Ashlynn Mims switched positions in her job at KCPR channel 2 news, and she now is in charge of writing articles for online, and helps manage the station’s social media accounts.
Mims said “There is never a dull moment in news. It is fun, but it is difficult at times.”
Julie Burton still writes for her blog, and one new adventure that she steps out with is becoming an author with her first book.
Thomas Williams still remains as a Midshipman(student) in the Naval Academy in Annapolis, Maryland. Last year Williams was a Midshipman fourth class, and this year he steps ranks to be a Midshipman third class.
Williams is one of six sophomore staff leaders who are responsible for training fourteen freshman this year. Everyone is required to wear a uniform, and help with collateral duties.
The Naval Academy takes the summer months of most student’s summer break to train future and current Midshipman on how the school will work, and to see if it will be the right fit for them.
Last summer, Williams was flown to Pearl Harbor, Hawaii where he spent two weeks working on an aircraft carrier. This summer, he will be going to Raytheon Missile Systems in Tuscon, Arizona working with tactile missiles.
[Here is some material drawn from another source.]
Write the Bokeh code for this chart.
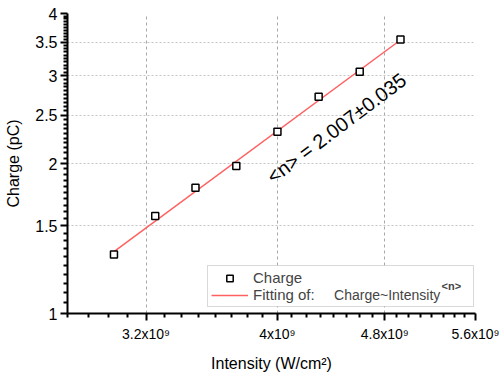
from bokeh.plotting import figure
from bokeh.models import (FixedTicker, Range1d, Label, BoxAnnotation, Legend,
                          LegendItem, ColumnDataSource)
from bokeh.embed import file_html
from bokeh.resources import INLINE

# ---- data ----
intensity = [3.03e9, 3.25e9, 3.48e9, 3.73e9, 4.00e9, 4.29e9, 4.60e9, 4.93e9]
charge = [1.313, 1.570, 1.789, 1.978, 2.317, 2.724, 3.057, 3.548]
fit_intensity = [3.03e9, 4.93e9]
fit_charge = [1.331, 3.539]
fit_text = "<n> = 2.007\u00b10.035"

x_ticks = [3200000000, 4000000000, 4800000000, 5600000000]
x_tick_labels = ["3.2x10\u2079", "4x10\u2079", "4.8x10\u2079", "5.6x10\u2079"]
y_ticks = [1, 1.5, 2, 2.5, 3, 3.5, 4]
y_tick_labels = ["1", "1.5", "2", "2.5", "3", "3.5", "4"]

x_minor = [int(round(2.8e9 + 1e8 * i)) for i in range(29)]
x_minor = [v for v in x_minor if v not in x_ticks]
y_minor = [round(1 + 0.05 * i, 2) for i in range(61)]
y_minor = [v for v in y_minor if v not in y_ticks]

FONT = "Liberation Sans"

p = figure(width=504, height=375, x_axis_type="log", y_axis_type="log",
           x_range=Range1d(2.8e9, 5.6e9), y_range=Range1d(1, 4),
           output_backend="svg", toolbar_location=None,
           min_border_left=67, min_border_right=29, min_border_top=13,
           min_border_bottom=62)
p.outline_line_color = None
p.background_fill_color = "white"
p.border_fill_color = "white"

# axes
p.xaxis.ticker = FixedTicker(ticks=x_ticks, minor_ticks=x_minor)
p.yaxis.ticker = FixedTicker(ticks=y_ticks, minor_ticks=y_minor)
p.xaxis.major_label_overrides = dict(zip(x_ticks, x_tick_labels))
p.yaxis.major_label_overrides = dict(zip(y_ticks, y_tick_labels))
for ax in (p.xaxis, p.yaxis):
    ax.axis_line_width = 2
    ax.axis_line_color = "black"
    ax.major_tick_line_width = 2
    ax.minor_tick_line_width = 2
    ax.major_tick_out = 7
    ax.major_tick_in = 0
    ax.minor_tick_out = 4
    ax.minor_tick_in = 0
    ax.major_label_text_font = FONT
    ax.axis_label_text_font = FONT
    ax.axis_label_text_font_style = "normal"
    ax.axis_label_text_font_size = "16px"
    ax.major_label_text_color = "black"
    ax.axis_label_text_color = "black"
p.xaxis.major_label_text_font_size = "14px"
p.yaxis.major_label_text_font_size = "16px"
p.xaxis.major_label_standoff = 5
p.yaxis.major_label_standoff = 3
p.xaxis.axis_label_standoff = 10
p.yaxis.axis_label_standoff = 10
p.xaxis.axis_label = "Intensity (W/cm\u00b2)"
p.yaxis.axis_label = "Charge (pC)"

# grids
p.xgrid.ticker = FixedTicker(ticks=x_ticks[:3])
p.ygrid.ticker = FixedTicker(ticks=y_ticks[1:-1])
p.xgrid.grid_line_color = "#a8a8a8"
p.xgrid.grid_line_dash = "3 3"
p.ygrid.grid_line_color = "#c4c4c4"
p.ygrid.grid_line_dash = "2 2"

# data
src = ColumnDataSource(dict(x=intensity, y=charge))
fit_src = ColumnDataSource(dict(x=fit_intensity, y=fit_charge))
r_fit = p.line("x", "y", source=fit_src, line_color="#ff6060", line_width=1.5)
r_pts = p.scatter("x", "y", source=src, marker="square", size=7,
                  line_color="black", line_width=1.5, fill_color="white")

# annotation
p.add_layout(Label(x=4.423e9, y=2.355, text=fit_text, angle=37, angle_units="deg",
                   text_align="center", text_baseline="middle",
                   text_font=FONT, text_font_size="20px", text_color="black"))

# legend frame + legend
p.add_layout(BoxAnnotation(left=140, right=406, bottom=7, top=48,
                           left_units="screen", right_units="screen",
                           bottom_units="screen", top_units="screen",
                           fill_color="white", fill_alpha=1,
                           line_color="#808080", line_width=1))
legend = Legend(items=[LegendItem(label="Charge", renderers=[r_pts]),
                       LegendItem(label="Fitting of:", renderers=[r_fit])],
                location=(141, 7), margin=0, padding=3, spacing=0,
                glyph_width=37, glyph_height=16, label_height=16,
                label_standoff=5, label_text_font=FONT,
                label_text_font_size="15px", background_fill_alpha=0,
                border_line_alpha=0)
p.add_layout(legend, "center")
p.add_layout(Label(x=266.6, y=18.5, x_units="screen", y_units="screen",
                   text="Charge~Intensity", text_font=FONT,
                   text_font_size="14px", text_baseline="alphabetic"))
p.add_layout(Label(x=374, y=27.5, x_units="screen", y_units="screen",
                   text="<n>", text_font=FONT, text_font_size="11px",
                   text_font_style="bold", text_baseline="alphabetic"))

open("out.html", "w").write(file_html(p, INLINE))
Some extra benefits to the new rank are that they can leave more often on the weekends, they don’t have to get until 6:45, an extra hour from the previous 5:45 awakenings.
Williams is enrolled in 21 credit hours for school this year, which proves that he still keeps busy.
One fun event that the people in the Naval Academy like to joke around with is the Brigade of Midshipman where 4500 students march in formation to lunch.
Williams said, “This is a big tourist attraction, so the joke here is that people come from a thousand miles away to watch us go to lunch.”
Williams said that the work that they must do every day in the Navy is tiresome, but they are being educated on how to be the best warriors on the battlefield.
After the Midshipmen graduate, they will be just below officer positions, but above the enlisted personnel. They all will receive a bachelor’s degree as well as a commission as an Ensign.
Williams’ true goal for after graduation would be to become a Marine Corps Pilot with the aim of flying fighter aircrafts like an F/A-18 Hornet or the F-35 Lightning.
Williams, Burton, and Mims all look forward to their exciting futures.